O poeta, teólogo e ativista Ronilso Pacheco publicou em seu Facebook texto sobre as ações da PM e da Mídia no Rio. Ele compara a Cidade de Deus de hoje, com Vigário Geral de ontem e lamenta a violência contra a população negra de sempre:
” O modelo de segurança pública que temos, a estupidez da guerra às drogas, a vista grossa nas “operações” de vingança travestida de “caça à bandidos”, tudo isso só terá fim no dia em que os corpos matados mudarem de cor.”
Não deveria ser assim
Ontem e hoje. Na Cidade de Deus ou Vigário Geral. Na mídia, o que importa é se havia envolvidos com drogas ou não. Se o helicóptero foi abatido ou não. Nas ruas, o que pauta as conversas é, mais uma vez, se eram “culpados” ou “inocentes”. Se a comoção é só para um lado da história ou também para o lado “policiais no exercício das suas funções” da história.

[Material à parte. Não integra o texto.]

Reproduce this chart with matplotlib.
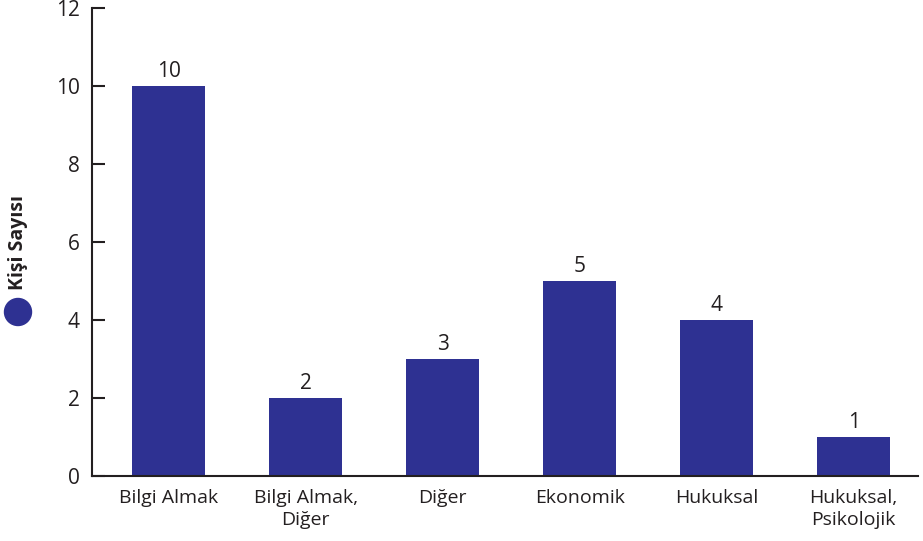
import matplotlib.pyplot as plt
from matplotlib.patches import Ellipse

# categories and counts
categories = ['Bilgi Almak', 'Bilgi Almak,\nDiğer', 'Diğer', 'Ekonomik', 'Hukuksal', 'Hukuksal,\nPsikolojik']
counts = [10, 2, 3, 5, 4, 1]
y_ticks = [0, 2, 4, 6, 8, 10, 12]

bar_color = '#2E3192'
plt.rcParams['font.family'] = ['Open Sans', 'DejaVu Sans']

fig = plt.figure(figsize=(9.23, 5.41), dpi=100)
ax = fig.add_axes([0.0997, 0.12, 0.8949, 0.865])

x = range(len(categories))
bars = ax.bar(x, counts, width=0.53, color=bar_color)

# value labels above bars
for xi, v in zip(x, counts):
    ax.text(xi, v + 0.1, str(v), ha='center', va='bottom', fontsize=15, color='#231f20')

ax.set_xlim(-0.56, 5.47)
ax.set_ylim(0, 12)
ax.set_yticks(y_ticks)
ax.set_xticks(list(x))
ax.set_xticklabels(categories, fontsize=14, color='#231f20', linespacing=1.3)
ax.tick_params(axis='x', length=0, pad=9)
ax.tick_params(axis='y', direction='in', length=9, width=1.5, labelsize=15, pad=9, colors='#231f20')

for side in ['top', 'right']:
    ax.spines[side].set_visible(False)
for side in ['left', 'bottom']:
    ax.spines[side].set_linewidth(1.5)
    ax.spines[side].set_color('#231f20')

# legend: circle marker plus rotated label
fig.patches.append(Ellipse((18 / 923, 1 - 312 / 541), 27 / 923, 27 / 541,
                           transform=fig.transFigure, color=bar_color))
fig.text(18 / 923, 1 - 290 / 541, 'Kişi Sayısı', rotation=90, ha='center', va='bottom',
         fontsize=14, fontweight='bold', color='#231f20')

fig.savefig('out.png', dpi=100)
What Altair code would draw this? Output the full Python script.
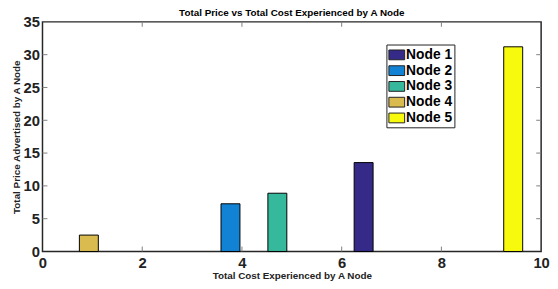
import altair as alt
import pandas as pd

nodes = ["Node 1", "Node 2", "Node 3", "Node 4", "Node 5"]
cost = [6.44, 3.77, 4.71, 0.93, 9.44]
price = [13.55, 7.27, 8.88, 2.5, 31.2]
colors = ["#352a87", "#1283d4", "#35b89c", "#d9bb50", "#f8fa0d"]
x_labels = [0, 2, 4, 6, 8, 10]
y_labels = [0, 5, 10, 15, 20, 25, 30, 35]
x_ticks = [2, 4, 6, 8]
y_ticks = [5, 10, 15, 20, 25, 30]

BAR_W = 0.38
W, H = 506, 233
FONT = "Liberation Sans"
AX = "#262626"
TK = "#7f7f7f"

df = pd.DataFrame({"node": nodes, "cost": cost, "price": price})
df["x0"] = df["cost"] - BAR_W / 2
df["x1"] = df["cost"] + BAR_W / 2
df["zero"] = 0

xs = alt.Scale(domain=[0, 10], nice=False, zero=False)
ys = alt.Scale(domain=[0, 35], nice=False)

x_axis = alt.Axis(
    values=x_labels, title="Total Cost Experienced by A Node",
    ticks=False, domain=False, grid=False, labelFlush=False, labelOverlap=False,
    labelFont=FONT, labelFontWeight="bold", labelFontSize=15, labelColor="#222",
    labelPadding=4, titleFont=FONT, titleFontWeight="bold", titleFontSize=10,
    titleColor="#222", titlePadding=0)
y_axis = alt.Axis(
    values=y_labels, title="Total Price Advertised by A Node",
    ticks=False, domain=False, grid=False, labelFlush=False, labelOverlap=False,
    labelFont=FONT, labelFontWeight="bold", labelFontSize=15, labelColor="#222",
    labelPadding=3, titleFont=FONT, titleFontWeight="bold", titleFontSize=10,
    titleColor="#222", titlePadding=2)

bars = alt.Chart(df).mark_rect(stroke="black", strokeWidth=1).encode(
    x=alt.X("x0:Q", scale=xs, axis=x_axis),
    x2="x1:Q",
    y=alt.Y("price:Q", scale=ys, axis=y_axis),
    y2="zero:Q",
    fill=alt.Fill("node:N", scale=alt.Scale(domain=nodes, range=colors), legend=alt.Legend(
        title=None, orient="none", legendX=349, legendY=23,
        symbolType="M-1,-0.62L1,-0.62L1,0.62L-1,0.62Z", symbolSize=256,
        symbolStrokeColor="#222", symbolStrokeWidth=1, symbolOpacity=1,
        labelFont=FONT, labelFontWeight="bold", labelFontSize=14, labelColor="black",
        labelOffset=1, rowPadding=0, padding=2, strokeColor="#222", fillColor="white",
        symbolOffset=0)),
)

xt = pd.DataFrame({"t": x_ticks})
yt = pd.DataFrame({"t": y_ticks})

bot = alt.Chart(xt).mark_rule(color=TK, strokeWidth=1).encode(
    x=alt.X("t:Q", scale=xs, axis=x_axis), y=alt.value(H), y2=alt.value(H - 5))
top = alt.Chart(xt).mark_rule(color=TK, strokeWidth=1).encode(
    x=alt.X("t:Q", scale=xs, axis=x_axis), y=alt.value(0), y2=alt.value(5))
left = alt.Chart(yt).mark_rule(color=TK, strokeWidth=1).encode(
    y=alt.Y("t:Q", scale=ys, axis=y_axis), x=alt.value(0), x2=alt.value(5))
right = alt.Chart(yt).mark_rule(color=TK, strokeWidth=1).encode(
    y=alt.Y("t:Q", scale=ys, axis=y_axis), x=alt.value(W), x2=alt.value(W - 5))

chart = alt.layer(bars, bot, top, left, right).properties(
    width=W, height=H,
    title=alt.TitleParams("Total Price vs Total Cost Experienced by A Node",
                          font=FONT, fontWeight="bold", fontSize=10, color="black",
                          anchor="middle", offset=3, dy=6),
    autosize=alt.AutoSizeParams(type="none"),
    padding={"left": 35, "top": 12, "right": 9, "bottom": 36},
    background="white",
).configure_view(stroke=AX, strokeWidth=1.5)

chart.save("out.html", embed_options={"renderer": "svg", "actions": False})
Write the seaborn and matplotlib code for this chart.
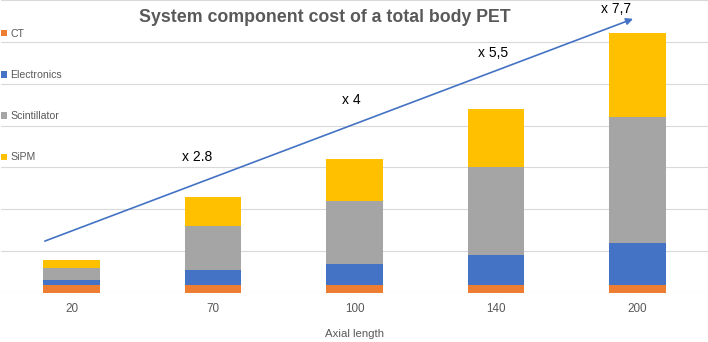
import pandas as pd
import seaborn as sns
import matplotlib.pyplot as plt
from matplotlib.patches import Patch

# cost per component (gridline units)
lengths = ['20', '70', '100', '140', '200']
ct = [0.2, 0.2, 0.2, 0.2, 0.2]
electronics = [0.1, 0.35, 0.5, 0.7, 1.0]
scintillator = [0.3, 1.05, 1.5, 2.1, 3.0]
sipm = [0.2, 0.7, 1.0, 1.4, 2.0]

factors = ['x 2.8', 'x 4', 'x 5,5', 'x 7,7']

components = ['CT', 'Electronics', 'Scintillator', 'SiPM']
colors = ['#ED7D31', '#4472C4', '#A5A5A5', '#FFC000']

sns.set_theme(style='white')
plt.rcParams['font.family'] = ['Liberation Sans', 'DejaVu Sans']

dtf = pd.DataFrame({'Axial length': lengths, 'CT': ct, 'Electronics': electronics,
                    'Scintillator': scintillator, 'SiPM': sipm})
# cumulative tops, so each layer can be drawn behind the one below it
cum = dtf[components].cumsum(axis=1)
cum['Axial length'] = lengths

fig = plt.figure(figsize=(7.08, 3.42), dpi=100)
ax = fig.add_axes([1 / 708, 49 / 342, 707 / 708, 293 / 342])

for comp, col in reversed(list(zip(components, colors))):
    sns.barplot(data=cum, x='Axial length', y=comp, order=lengths, color=col,
                width=0.4, saturation=1, linewidth=0, ax=ax, zorder=2)

ax.set_ylim(0, 7)
ax.set_xlim(-0.5, 4.5)
ax.set_yticks(range(0, 8))
ax.yaxis.grid(True, color='#D9D9D9', linewidth=0.8, zorder=0)
ax.set_axisbelow(True)
ax.tick_params(axis='y', left=False, labelleft=False)
ax.tick_params(axis='x', length=0, pad=7.5, labelsize=8.4, labelcolor='#595959')
for s in ax.spines.values():
    s.set_visible(False)
ax.set_ylabel('')
ax.set_xlabel('Axial length', fontsize=8.2, color='#595959', labelpad=9.5)

# growth arrow and multipliers
ax.annotate('', xy=(3.97, 6.55), xytext=(-0.19, 1.24),
            arrowprops=dict(arrowstyle='-|>', color='#4472C4', lw=1.2,
                            mutation_scale=10, shrinkA=0, shrinkB=0),
            annotation_clip=False)
text_pos = [(0.886, 3.24), (1.98, 4.62), (2.98, 5.74), (3.85, 6.79)]
for lab, (tx, ty) in zip(factors, text_pos):
    ax.text(tx, ty, lab, ha='center', va='center', fontsize=10, color='black')

handles = [Patch(facecolor=c, edgecolor='none', label=n) for n, c in zip(components, colors)]
ax.legend(handles=handles, loc='upper left', bbox_to_anchor=(0.0, 1 - 29 / 293),
          frameon=False, fontsize=7.6, labelcolor='#595959', labelspacing=2.95,
          handlelength=0.55, handleheight=0.55, handletextpad=0.35,
          borderpad=0, borderaxespad=0)

fig.text(325 / 708, 1 - 18 / 342, 'System component cost of a total body PET',
         ha='center', va='center', fontsize=12.8, fontweight='bold', color='#595959')

fig.savefig('out.png', dpi=100)
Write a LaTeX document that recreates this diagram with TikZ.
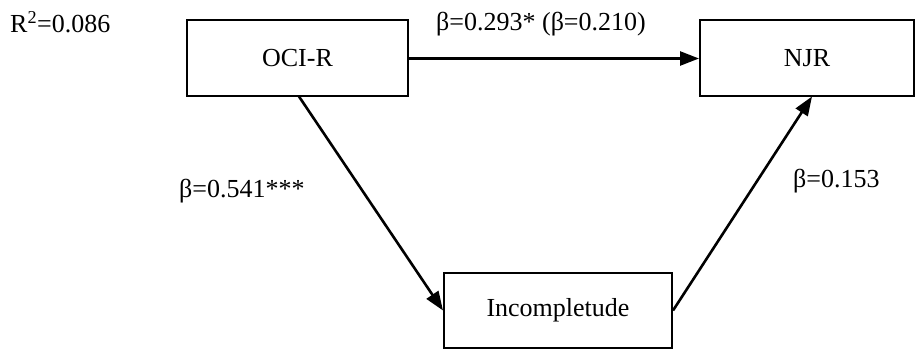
\documentclass[tikz,border=0pt]{standalone}
\usepackage{fontspec}
\setmainfont{Liberation Serif}
\usetikzlibrary{arrows.meta,calc}
\begin{document}
\begin{tikzpicture}[x=1pt,y=-1pt,
  varbox/.style={draw,line width=2pt,inner sep=0pt},
  pathline/.style={line width=2.6pt,-{Triangle[length=19pt,width=14pt]}},
  lbl/.style={font=\fontsize{26}{30}\selectfont,inner sep=0pt},
  every node/.append style={font=\fontsize{26}{30}\selectfont}]
\useasboundingbox (0,0) rectangle (916,350);
\node[varbox,minimum width=221pt,minimum height=76pt] (oci) at (297.5,58.5) {OCI-R};
\node[varbox,minimum width=214pt,minimum height=76pt] (njr) at (807,58.5) {NJR};
\node[varbox,minimum width=228pt,minimum height=75pt] (inc) at (558,310.5) {Incompletude};
\coordinate (ociB) at (299,96.5);
\coordinate (njrB) at (812,96.5);
\draw[pathline] (oci.east) -- (njr.west);
\draw[pathline] (ociB) -- (inc.west);
\draw[pathline] (inc.east) -- (njrB);
\node[lbl,anchor=base west] (r2) at (10,33) {R\textsuperscript{2}=0.086};
\node[lbl,anchor=base west] (b1) at (436,31) {β=0.293* (β=0.210)};
\node[lbl,anchor=base west] (b2) at (179,197) {β=0.541***};
\node[lbl,anchor=base west] (b3) at (793,187) {β=0.153};
\end{tikzpicture}
\end{document}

Mas tudo o que nós temos são corpos. E tudo o que estes corpos têm em comum é que são pretos, e pobres. Os que brancos forem, se forem, como pretos serão tratados, porque pobres. Dezenas de mortos em atentado na Nigéria não rendem uma semana de matérias nas redes sociais e na grande mídia. Cinco corpos franceses sim. Duas dezenas de mortos em Vigário geral, nitidamente fruto de uma vingança descabida, não nos ensinaram nada sobre o Estado que administra a morte dos invisíveis. Uma morte na Lagoa é capaz de colocar a prêmio a cabeça de um governante, a menos que algum culpado apareça para demonstrar agilidade e justiça. Se não encontram o culpado, produzem.
Hoje eu estou cansado e triste demais para lutar. Cansado para ficar argumentando com provocações sobre “bons” e “maus”, “trabalhadores” e “vagabundos”, sobre homens e ratos. Cansado de ouvir as reportagens desonestas, racistas e cruéis que começam falando da quantidade de corpos e quantos destes corpos tinham passagem por presídios, tráfico ou qualquer coisa do tipo e quantos não.
Tudo que vejo é um Estado assassino. O Estado segue sendo aquele que mata em silêncio. Racista, legítimo herdeiro colonial do protetor de privilégios. Olhe os corpos ao redor e veja quem está estendido no chão. O Estado usa corpos dispostos a se matarem, para que eles se matem achando que tudo é a partir deles, que a guerra é deles. Mas o Estado usa corpos pretos e pobres e aqueles que com pretos e pobres são comparados para matar pretos e pobres e aqueles que com pretos e pobres são comparados.
Sou um homem sem ilusão. O modelo de segurança pública que temos, a estupidez da guerra às drogas, a vista grossa nas “operações” de vingança travestida de “caça à bandidos”, tudo isso só terá fim no dia em que os corpos matados mudarem de cor. Terá fim quando as balas “perdidas”, de tão perdidas, atravessarem os túneis Rebouças e Santa Bárbara, e encontrarem corpos de outra cor e classe social.
Mas até lá não. Olhe as duas imagens abaixo, e veja que, ontem e hoje, tudo o que estamos fazendo é nos matando, enquanto o Estado, racista desde o seu surgimento, segue administrando a proteção aos, e os recursos para os, seus.